Pas de retour en arrière dans la politique agricole
La politique agricole cultive des fruits étranges en ce moment. Certains acteurs proposent de revenir à l’Union suisse du fromage, tandis que d’autres combattent les réformes proposées par le Conseil fédéral dans le cadre de la politique agricole 2014-2017. La Suisse ne doit pas accepter une politique agricole tournée vers le passé. Il est dans son intérêt de renforcer l’esprit d’entreprise dans ce secteur.
L’Office fédéral de l’agriculture (OFAG) a effectué une consultation sur un thème particulier : l’organisation professionnelle Emmentaler Switzerland demande au Conseil fédéral de déclarer obligatoire la régulation des quantités introduite pour la production d’Emmental AOC. Les arguments évoqués sont une situation extraordinaire, la détérioration de son image et la sous-enchère de la part d’outsiders et de profiteurs. Le délai est arrivé à échéance le 4 septembre.
Union suisse du fromage : une évolution fatale
L’Union suisse du fromage (1948-1999) a été un désastre si l'on considère l’évolution à long terme. La promotion planificatrice du Gruyère, de l’Emmental et du Sbrinz, moyennant l’achat de l’ensemble de la production suisse et sa distribution à des prix fixés par le Conseil fédéral, a entraîné une baisse de la qualité et une production supérieure à la demande. Afin d’écouler l’excédent, les fromages ont été vendus à l’étranger avec une politique de prix bas. Ce dumping a sapé la création de marques de qualité. Au final, l’Union du fromage a eu pour effet de détruire en bonne et due forme une source de prospérité.

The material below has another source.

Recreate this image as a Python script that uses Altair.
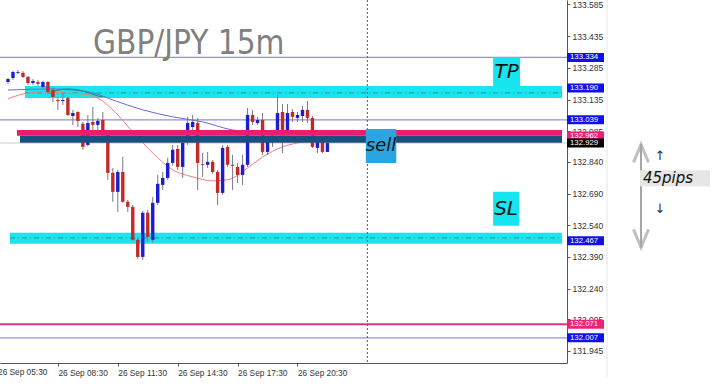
import altair as alt
import pandas as pd

# ---------------- data ----------------
bar_index = list(range(65))
opens = [133.218, 133.237, 133.261, 133.261, 133.242, 133.213, 133.218, 133.194, 133.218, 133.180,
         133.133, 133.128, 133.142, 133.057, 133.076, 133.020, 132.920, 133.029, 133.015, 133.038,
         132.967, 132.788, 132.698, 132.792, 132.651, 132.627, 132.471, 132.390, 132.599, 132.471,
         132.646, 132.731, 132.764, 132.835, 132.901, 132.816, 132.934, 133.005, 133.024, 132.830,
         132.826, 132.840, 132.792, 132.693, 132.911, 132.826, 132.816, 132.778, 132.826, 133.062,
         133.024, 133.038, 132.887, 132.934, 132.991, 133.076, 132.991, 133.076, 133.048, 133.057,
         133.086, 133.048, 132.906, 132.939, 132.887]
highs = [133.237, 133.270, 133.275, 133.270, 133.246, 133.232, 133.228, 133.223, 133.223, 133.190,
         133.147, 133.166, 133.147, 133.086, 133.080, 133.029, 133.062, 133.100, 133.048, 133.076,
         132.982, 132.811, 132.802, 132.863, 132.660, 132.636, 132.480, 132.608, 132.613, 132.674,
         132.778, 132.792, 132.859, 132.920, 132.920, 132.944, 133.053, 133.062, 133.048, 132.882,
         132.887, 132.849, 132.802, 132.920, 132.920, 132.873, 132.835, 132.873, 133.095, 133.086,
         133.053, 133.071, 132.958, 132.977, 133.157, 133.114, 133.114, 133.090, 133.076, 133.105,
         133.128, 133.057, 132.949, 132.944, 132.934]
lows = [133.209, 133.228, 133.256, 133.237, 133.204, 133.204, 133.199, 133.190, 133.161, 133.123,
        133.086, 133.109, 133.057, 133.015, 133.005, 132.897, 132.915, 132.991, 132.991, 132.930,
        132.755, 132.651, 132.603, 132.646, 132.603, 132.466, 132.381, 132.376, 132.461, 132.457,
        132.636, 132.707, 132.755, 132.821, 132.802, 132.764, 132.920, 132.991, 132.707, 132.769,
        132.811, 132.783, 132.636, 132.684, 132.816, 132.707, 132.740, 132.731, 132.816, 133.015,
        133.015, 132.873, 132.873, 132.911, 132.977, 132.882, 132.967, 133.029, 133.029, 133.029,
        133.024, 132.906, 132.882, 132.882, 132.887]
closes = [133.232, 133.265, 133.265, 133.242, 133.213, 133.223, 133.209, 133.218, 133.171, 133.147,
          133.128, 133.133, 133.062, 133.071, 133.034, 132.911, 133.024, 133.015, 133.034, 132.982,
          132.788, 132.698, 132.792, 132.651, 132.627, 132.471, 132.390, 132.599, 132.485, 132.646,
          132.736, 132.764, 132.835, 132.897, 132.816, 132.930, 133.024, 133.029, 132.835, 132.826,
          132.840, 132.792, 132.693, 132.906, 132.826, 132.821, 132.778, 132.826, 133.062, 133.029,
          133.038, 132.887, 132.944, 132.944, 133.071, 132.991, 133.071, 133.053, 133.062, 133.086,
          133.048, 132.911, 132.939, 132.887, 132.929]

# moving averages (read at a few bars)
ma_red_idx = [0, 3, 7, 11, 15, 18, 21, 25, 29, 33, 37, 41, 44, 48, 51, 55, 59, 64]
ma_red_val = [133.138, 133.161, 133.171, 133.166, 133.161, 133.142, 133.086, 132.982, 132.882,
              132.802, 132.769, 132.750, 132.755, 132.811, 132.863, 132.911, 132.934, 132.958]
ma_blue_idx = [0, 9, 17, 21, 27, 33, 39, 45, 52, 64]
ma_blue_val = [133.180, 133.185, 133.166, 133.133, 133.086, 133.053, 133.029, 132.991, 132.977, 132.972]
ma_green_idx = [8, 12, 15, 18, 19]
ma_green_val = [133.166, 133.185, 133.176, 133.152, 133.147]

# x axis
time_tick_pos = [-2, 10, 22, 34, 46, 58]
time_tick_lab = ["26 Sep 05:30", "26 Sep 08:30", "26 Sep 11:30",
                 "26 Sep 14:30", "26 Sep 17:30", "26 Sep 20:30"]
# y axis
price_ticks = [133.585, 133.435, 133.285, 133.135, 132.985, 132.840,
               132.690, 132.540, 132.390, 132.240, 132.095, 131.945]

# horizontal levels
thin_levels = [133.334, 133.039, 132.007]
pink_level = 132.071
bid_level = 132.929
tp_band = (133.199, 133.142, 133.166)     # top, bottom, centre line
sl_band = (132.504, 132.452, 132.480)
entry_pink = (132.991, 132.963)
entry_navy = (132.963, 132.930)

tag_prices = [133.334, 133.190, 133.039, 132.962, 132.929, 132.467, 132.071, 132.007]
tag_colors = ["#1010e8", "#1010e8", "#1010e8", "#f0207a", "#000000", "#1010e8", "#f0207a", "#1010e8"]

X_MIN, X_MAX = -0.6, 111.0
Y_MIN, Y_MAX = 131.888, 133.606

# ---------------- tables ----------------
candles = pd.DataFrame({"i": bar_index, "open": opens, "high": highs, "low": lows, "close": closes})
candles["dir"] = ["up" if c >= o else "down" for o, c in zip(opens, closes)]

xs = alt.Scale(domain=[X_MIN, X_MAX], nice=False, zero=False)
ys = alt.Scale(domain=[Y_MIN, Y_MAX], nice=False, zero=False)

label_expr = "{" + ",".join(f"'{p}':'{l}'" for p, l in zip(time_tick_pos, time_tick_lab)) + "}[datum.value]"

x_axis = alt.Axis(values=time_tick_pos, labelExpr=label_expr, labelAlign="left", title=None,
                  labelFlush=False, labelOverlap=False, tickSize=3, labelPadding=2,
                  labelFont="Liberation Sans", labelFontSize=8.3, labelColor="#333",
                  domainColor="#555", tickColor="#555", grid=False)
y_axis = alt.Axis(orient="right", values=price_ticks, format=".3f", tickSize=3, title=None,
                  labelPadding=2, labelFont="Liberation Sans", labelFontSize=8.5,
                  labelColor="#333", domainColor="#555", tickColor="#555",
                  labelOverlap=False, labelFlush=False, grid=False)


def X(f):
    return alt.X(f, type="quantitative", scale=xs, axis=x_axis, title=None)


def Y(f):
    return alt.Y(f, type="quantitative", scale=ys, axis=y_axis, title=None)


axis_layer = alt.Chart(pd.DataFrame({"i": [X_MIN, X_MAX], "p": [Y_MIN, Y_MAX]})).mark_point(opacity=0).encode(
    x=X("i"), y=Y("p"))

# first time label sits left of the visible range; draw it as text so it is clipped at the edge
first_lab = alt.Chart(pd.DataFrame({"i": [time_tick_pos[0]], "t": [time_tick_lab[0]]})).mark_text(
    font="Liberation Sans", fontSize=8.3, color="#333", align="left", baseline="top").encode(
    x=X("i"), y=alt.value(368), text="t:N")

thin = alt.Chart(pd.DataFrame({"p": thin_levels})).mark_rule(color="#9090e0", strokeWidth=1.2).encode(y=Y("p"))
pink_line = alt.Chart(pd.DataFrame({"p": [pink_level]})).mark_rule(color="#e2358c", strokeWidth=2).encode(y=Y("p"))
bid_line = alt.Chart(pd.DataFrame({"p": [bid_level]})).mark_rule(color="#c8c8d6", strokeWidth=1).encode(y=Y("p"))

bands = pd.DataFrame({
    "x0": [3.4, 0.4], "x1": [X_MAX, X_MAX],
    "top": [tp_band[0], sl_band[0]], "bot": [tp_band[1], sl_band[1]], "mid": [tp_band[2], sl_band[2]],
})
cyan_rect = alt.Chart(bands).mark_rect(color="#1ae4ef").encode(
    x=X("x0"), x2="x1", y=Y("top"), y2="bot")
cyan_mid = alt.Chart(bands).mark_rule(color="#2a9fb0", strokeWidth=1.2, strokeDash=[5, 3, 1, 3]).encode(
    x=X("x0"), x2="x1", y=Y("mid"))

ma_red = alt.Chart(pd.DataFrame({"i": ma_red_idx, "v": ma_red_val})).mark_line(
    color="#f08080", strokeWidth=1, interpolate="monotone").encode(x=X("i"), y=Y("v"))
ma_blue = alt.Chart(pd.DataFrame({"i": ma_blue_idx, "v": ma_blue_val})).mark_line(
    color="#6a6ad8", strokeWidth=1, interpolate="monotone").encode(x=X("i"), y=Y("v"))
ma_green = alt.Chart(pd.DataFrame({"i": ma_green_idx, "v": ma_green_val})).mark_line(
    color="#2a8a55", strokeWidth=1, interpolate="monotone").encode(x=X("i"), y=Y("v"))

wicks = alt.Chart(candles).mark_rule(color="#7a7a7a", strokeWidth=1).encode(
    x=X("i"), y=Y("low"), y2="high")
bodies = alt.Chart(candles).mark_bar(size=3.4).encode(
    x=X("i"), y=Y("open"), y2="close",
    color=alt.Color("dir:N", scale=alt.Scale(domain=["up", "down"], range=["#1c1cd0", "#c62828"]), legend=None))

entry = pd.DataFrame({"x0": [1.8, 2.4], "x1": [X_MAX, X_MAX],
                      "top": [entry_pink[0], entry_navy[0]], "bot": [entry_pink[1], entry_navy[1]],
                      "c": ["#f21a6c", "#1b4e7e"]})
entry_rect = alt.Chart(entry).mark_rect().encode(
    x=X("x0"), x2="x1", y=Y("top"), y2="bot", color=alt.Color("c:N", scale=None))

vline = alt.Chart(pd.DataFrame({"i": [72]})).mark_rule(color="#555", strokeDash=[2, 2], strokeWidth=1).encode(x=X("i"))

boxes = pd.DataFrame({"x0": [71.7, 97.2, 97.2], "x1": [77.8, 102.6, 102.4],
                      "top": [132.996, 133.336, 132.698], "bot": [132.835, 133.194, 132.537],
                      "c": ["#2aa5e0", "#16e5ef", "#16e5ef"], "t": ["sell", "TP", "SL"],
                      "xm": [74.75, 99.9, 99.8], "ym": [132.915, 133.265, 132.617], "fs": [18, 20, 20]})
box_rect = alt.Chart(boxes).mark_rect().encode(
    x=X("x0"), x2="x1", y=Y("top"), y2="bot", color=alt.Color("c:N", scale=None))
box_text = alt.Chart(boxes).mark_text(font="DejaVu Sans", fontStyle="italic", color="#111",
                                      baseline="middle", align="center").encode(
    x=X("xm"), y=Y("ym"), text="t:N", size=alt.Size("fs:Q", scale=None))

title = alt.Chart(pd.DataFrame({"t": ["GBP/JPY 15m"]})).mark_text(
    font="DejaVu Sans Condensed, Roboto, sans-serif", fontSize=33, color="#808080",
    align="left", baseline="alphabetic").encode(
    x=alt.value(93), y=alt.value(54), text="t:N")

tags = pd.DataFrame({"p": tag_prices, "c": tag_colors, "t": [f"{v:.3f}" for v in tag_prices]})
tag_box = alt.Chart(tags).mark_rule(strokeWidth=9, strokeCap="butt").encode(
    y=Y("p"), x=alt.value(567), x2=alt.value(604), color=alt.Color("c:N", scale=None))
tag_txt = alt.Chart(tags).mark_text(font="Liberation Sans", fontSize=7.8, color="white",
                                    align="left", baseline="middle").encode(
    y=Y("p"), x=alt.value(570), text="t:N")

edge = alt.Chart(pd.DataFrame({"a": [0]})).mark_rule(color="#e6e6e6").encode(
    x=alt.value(607), y=alt.value(0), y2=alt.value(377))

# 45 pips annotation
arrow_top, arrow_bot = 132.925, 132.435
shaft = alt.Chart(pd.DataFrame({"a": [arrow_top], "b": [arrow_bot]})).mark_rule(color="#a6a6a6", strokeWidth=2).encode(
    x=alt.value(641), y=Y("a"), y2="b")
heads = alt.Chart(pd.DataFrame({"p": [132.880, 132.478],
                                "s": ["M-1,1.2L0,-1.2L1,1.2", "M-1,-1.2L0,1.2L1,-1.2"]})).mark_point(
    filled=False, color="#a6a6a6", strokeWidth=3, size=225).encode(
    x=alt.value(641), y=Y("p"), shape=alt.Shape("s:N", scale=None))
pips_bg = alt.Chart(pd.DataFrame({"p": [132.762]})).mark_rule(color="#e6e6e6", strokeWidth=16, strokeCap="butt").encode(
    x=alt.value(640), x2=alt.value(710), y=Y("p"))
pips_txt = alt.Chart(pd.DataFrame({"p": [132.762], "t": ["45pips"]})).mark_text(
    font="DejaVu Sans", fontStyle="italic", fontSize=15, color="#111", align="left", baseline="middle").encode(
    x=alt.value(643), y=Y("p"), text="t:N")
small_arrows = alt.Chart(pd.DataFrame({"p": [132.870, 132.616], "t": ["↑", "↓"]})).mark_text(
    font="DejaVu Sans", fontSize=13, color="#333", align="center", baseline="middle").encode(
    x=alt.value(660), y=Y("p"), text="t:N")

chart = alt.layer(
    axis_layer, first_lab, thin, pink_line, bid_line, cyan_rect, cyan_mid, ma_blue, ma_green, ma_red,
    wicks, bodies, entry_rect, vline, box_rect, box_text, title, tag_box, tag_txt, edge,
    shaft, heads, pips_bg, pips_txt, small_arrows
).properties(
    width=567, height=363, autosize="none",
    padding={"left": 0, "top": 0, "right": 155, "bottom": 24},
    background="white"
).configure_view(stroke=None)

chart.save("out.html", embed_options={"renderer": "svg", "actions": False})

La requête formulée cet été par l’organisation Emmentaler Switzerland présente des similitudes avec ce projet. Elle propose d’introduire des contingents afin de piloter la production. Ce mécanisme non plus ne se fonde ni sur la demande ni sur une concurrence efficace. Le souci de l’efficacité et de la qualité a été abandonné en cours de route. Ce système pénaliserait les acteurs qui s’étaient préparés à des marchés ouverts. Même si la production mondiale de fromage à gros trous représente probablement un défi pour la production d’Emmental AOC, l’orientation préconisée par l’organisation professionnelle n’est pas efficace.
Des versements forfaitaires nuisent à la compétitivité
Des propositions passéistes sont également faites en lien avec le projet relatif à la politique agricole (PA 2014-17) débattue au Parlement en ce moment. L’Union des paysans demande le maintien de quelque 3,5 milliards de francs de versements directs avant tout en faveur de contributions forfaitaires à la sécurité de l’approvisionnement. Les versements forfaitaires induisent des incitations inopportunes en matière de production, avec une utilisation économiquement et écologiquement peu efficace des ressources, et favorisent le maintien de structures agricoles non viables. Les économies émergentes, dont la population aisée croît, offrent des opportunités de taille pour les produits suisses de qualité dans les domaines de l’agriculture, de l’industrie et des services. Afin que les exploitations agricoles suisses soient compétitives à long terme, la politique agricole 2014-2017 doit progressivement préparer l’agriculture à une intensification de la concurrence.
Le projet du Conseil fédéral va dans la bonne direction. Il souhaite davantage associer les versements directs aux prestations concernées et aux objectifs constitutionnels. Comme cela a été proposé, la politique agricole doit se focaliser sur l’encouragement de l’esprit d’entreprise et de la diversité des paysages, le maintien des surfaces ouvertes et l’atténuation des effets sociaux induits par l’ouverture du marché. Malheureusement, après la consultation, le Conseil fédéral a encore fait de larges concessions en faveur de l’Union suisse des paysans et, entre autre, relevé les versements forfaitaires prévus. Supprimer d’autres éléments du projet afin d’accroître encore les contributions à la sécurité de l’approvisionnement ou de réintroduire les contributions pour animaux n’est pas acceptable.
Davantage tenir compte des prestations fournies par les agriculteurs de montagne
De même, il convient de davantage tenir compte des difficultés de l’agriculture de montagne et des prestations d’intérêt public fournies par rapport aux exploitations en plaine. Dès lors que les moyens sont utilisés de manière efficace et ciblée, economiesuisse soutient le budget actuel de l’agriculture. Tel est précisément l’objectif de la réforme. Par contre, si la concordance entre les objectifs et les mesures fait défaut, le budget doit être remis en question. La Suisse a besoin d’une agriculture compétitive qui puisse utiliser les chances d’une ouverture progressive des marchés agricoles.